WHAT THIS TASK INVOLVES → Take the line containing "What matplotlib code", the line containing "plt.rcParams['mathtext.it'] = 'Liberation", and all lines between them, and transcribe them exactly. Leave out pictures.

DATA EXCERPTS →
====
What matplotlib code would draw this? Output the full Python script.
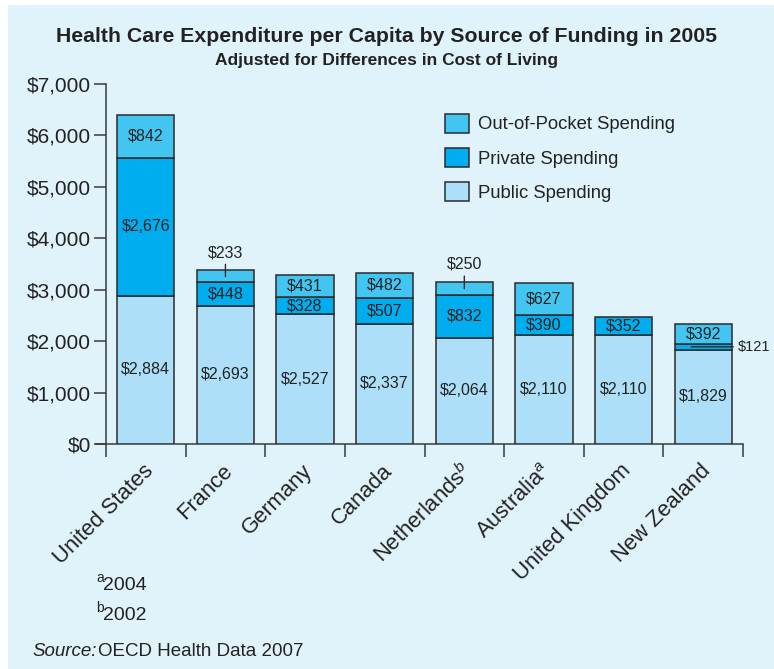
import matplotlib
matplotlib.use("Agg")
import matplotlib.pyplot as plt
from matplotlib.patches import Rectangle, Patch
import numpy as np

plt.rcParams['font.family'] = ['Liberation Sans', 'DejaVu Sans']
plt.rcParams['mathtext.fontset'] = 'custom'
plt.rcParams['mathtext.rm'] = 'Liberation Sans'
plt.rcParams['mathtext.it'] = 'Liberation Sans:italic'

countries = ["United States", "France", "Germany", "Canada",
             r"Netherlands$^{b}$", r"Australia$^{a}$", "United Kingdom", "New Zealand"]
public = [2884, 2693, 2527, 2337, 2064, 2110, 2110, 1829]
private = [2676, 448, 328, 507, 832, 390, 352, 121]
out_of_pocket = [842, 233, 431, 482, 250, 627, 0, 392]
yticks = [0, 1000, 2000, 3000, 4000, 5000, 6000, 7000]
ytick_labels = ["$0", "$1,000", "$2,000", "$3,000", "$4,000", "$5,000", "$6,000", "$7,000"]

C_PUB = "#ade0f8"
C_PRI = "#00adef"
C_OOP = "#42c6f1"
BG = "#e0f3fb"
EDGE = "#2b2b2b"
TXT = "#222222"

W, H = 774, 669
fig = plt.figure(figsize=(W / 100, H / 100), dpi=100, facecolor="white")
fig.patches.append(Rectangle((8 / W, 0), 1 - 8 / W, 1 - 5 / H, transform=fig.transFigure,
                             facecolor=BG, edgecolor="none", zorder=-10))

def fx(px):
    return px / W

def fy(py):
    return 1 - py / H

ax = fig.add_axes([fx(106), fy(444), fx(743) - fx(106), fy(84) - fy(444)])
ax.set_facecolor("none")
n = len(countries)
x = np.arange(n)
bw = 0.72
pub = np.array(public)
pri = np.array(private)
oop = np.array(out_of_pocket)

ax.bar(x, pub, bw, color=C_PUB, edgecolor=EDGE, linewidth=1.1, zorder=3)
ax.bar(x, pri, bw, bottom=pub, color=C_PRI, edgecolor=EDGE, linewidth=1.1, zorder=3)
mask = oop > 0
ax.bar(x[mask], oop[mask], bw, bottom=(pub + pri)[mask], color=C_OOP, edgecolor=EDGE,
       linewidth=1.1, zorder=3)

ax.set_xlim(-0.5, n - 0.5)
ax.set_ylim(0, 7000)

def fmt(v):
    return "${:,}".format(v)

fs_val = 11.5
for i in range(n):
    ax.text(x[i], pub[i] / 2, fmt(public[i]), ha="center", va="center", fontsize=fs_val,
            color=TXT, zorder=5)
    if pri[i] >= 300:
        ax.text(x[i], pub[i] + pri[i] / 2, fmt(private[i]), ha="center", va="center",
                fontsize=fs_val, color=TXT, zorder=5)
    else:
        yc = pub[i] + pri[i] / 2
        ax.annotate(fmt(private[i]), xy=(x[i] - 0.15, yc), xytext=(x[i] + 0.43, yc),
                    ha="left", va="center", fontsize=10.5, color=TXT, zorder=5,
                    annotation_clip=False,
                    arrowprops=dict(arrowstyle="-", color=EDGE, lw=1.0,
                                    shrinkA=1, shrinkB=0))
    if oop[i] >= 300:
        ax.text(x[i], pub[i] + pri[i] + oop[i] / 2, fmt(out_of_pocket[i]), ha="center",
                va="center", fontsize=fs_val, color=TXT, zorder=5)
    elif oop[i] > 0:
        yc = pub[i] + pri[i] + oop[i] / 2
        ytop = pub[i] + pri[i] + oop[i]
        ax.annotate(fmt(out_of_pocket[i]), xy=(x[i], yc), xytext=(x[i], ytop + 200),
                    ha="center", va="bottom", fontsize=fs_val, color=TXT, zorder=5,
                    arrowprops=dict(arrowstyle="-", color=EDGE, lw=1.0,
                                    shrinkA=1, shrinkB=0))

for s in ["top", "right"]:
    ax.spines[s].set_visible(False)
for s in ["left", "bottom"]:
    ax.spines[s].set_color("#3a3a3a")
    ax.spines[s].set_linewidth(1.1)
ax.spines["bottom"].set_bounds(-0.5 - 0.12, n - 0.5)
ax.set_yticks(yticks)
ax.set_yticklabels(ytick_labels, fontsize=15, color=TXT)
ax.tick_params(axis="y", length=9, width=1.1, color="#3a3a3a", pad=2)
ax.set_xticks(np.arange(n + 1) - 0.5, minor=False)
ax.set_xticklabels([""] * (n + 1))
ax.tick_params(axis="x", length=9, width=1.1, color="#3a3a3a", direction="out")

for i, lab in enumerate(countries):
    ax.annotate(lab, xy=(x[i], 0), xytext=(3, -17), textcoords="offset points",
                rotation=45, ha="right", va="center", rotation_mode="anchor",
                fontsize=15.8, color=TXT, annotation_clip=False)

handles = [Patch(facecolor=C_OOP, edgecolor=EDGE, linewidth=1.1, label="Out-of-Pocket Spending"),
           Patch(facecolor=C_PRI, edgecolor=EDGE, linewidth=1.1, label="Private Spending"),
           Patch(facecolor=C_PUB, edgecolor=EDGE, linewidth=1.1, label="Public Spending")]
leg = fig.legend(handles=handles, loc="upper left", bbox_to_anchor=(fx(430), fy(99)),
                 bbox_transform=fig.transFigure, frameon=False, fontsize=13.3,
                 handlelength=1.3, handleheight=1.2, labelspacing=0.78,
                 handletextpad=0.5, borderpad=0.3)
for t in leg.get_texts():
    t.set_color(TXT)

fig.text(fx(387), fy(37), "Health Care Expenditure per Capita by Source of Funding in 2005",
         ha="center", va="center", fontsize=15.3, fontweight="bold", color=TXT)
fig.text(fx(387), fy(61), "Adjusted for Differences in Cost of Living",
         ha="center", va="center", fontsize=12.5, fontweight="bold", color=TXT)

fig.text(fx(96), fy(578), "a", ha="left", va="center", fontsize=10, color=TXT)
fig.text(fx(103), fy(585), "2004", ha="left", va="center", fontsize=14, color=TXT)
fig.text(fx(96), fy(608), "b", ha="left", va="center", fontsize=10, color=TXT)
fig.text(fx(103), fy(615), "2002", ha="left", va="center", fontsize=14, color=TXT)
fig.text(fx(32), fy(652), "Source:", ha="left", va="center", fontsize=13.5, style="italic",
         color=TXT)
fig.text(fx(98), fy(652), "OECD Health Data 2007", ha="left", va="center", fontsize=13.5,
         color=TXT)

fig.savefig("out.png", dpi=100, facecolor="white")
====
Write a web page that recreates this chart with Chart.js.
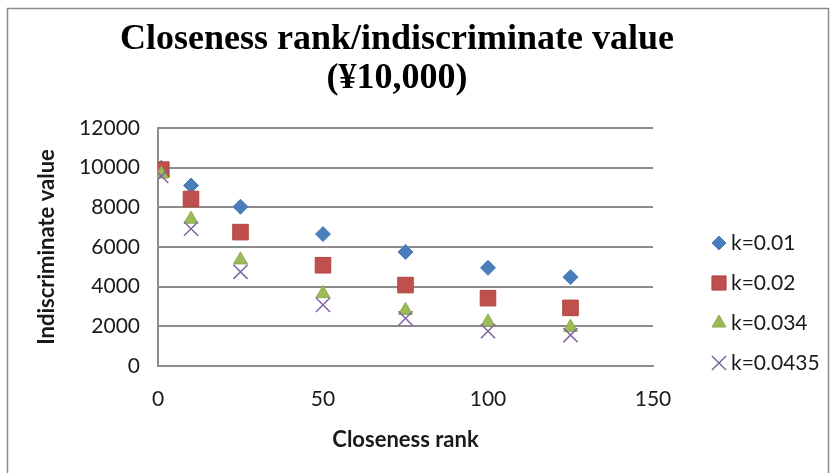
====
SOLUTION TO THE PROBLEM →
What matplotlib code would draw this? Output the full Python script.
import matplotlib
matplotlib.use("Agg")
import matplotlib.pyplot as plt
from matplotlib.patches import Rectangle, Patch
import numpy as np

plt.rcParams['font.family'] = ['Liberation Sans', 'DejaVu Sans']
plt.rcParams['mathtext.fontset'] = 'custom'
plt.rcParams['mathtext.rm'] = 'Liberation Sans'
plt.rcParams['mathtext.it'] = 'Liberation Sans:italic'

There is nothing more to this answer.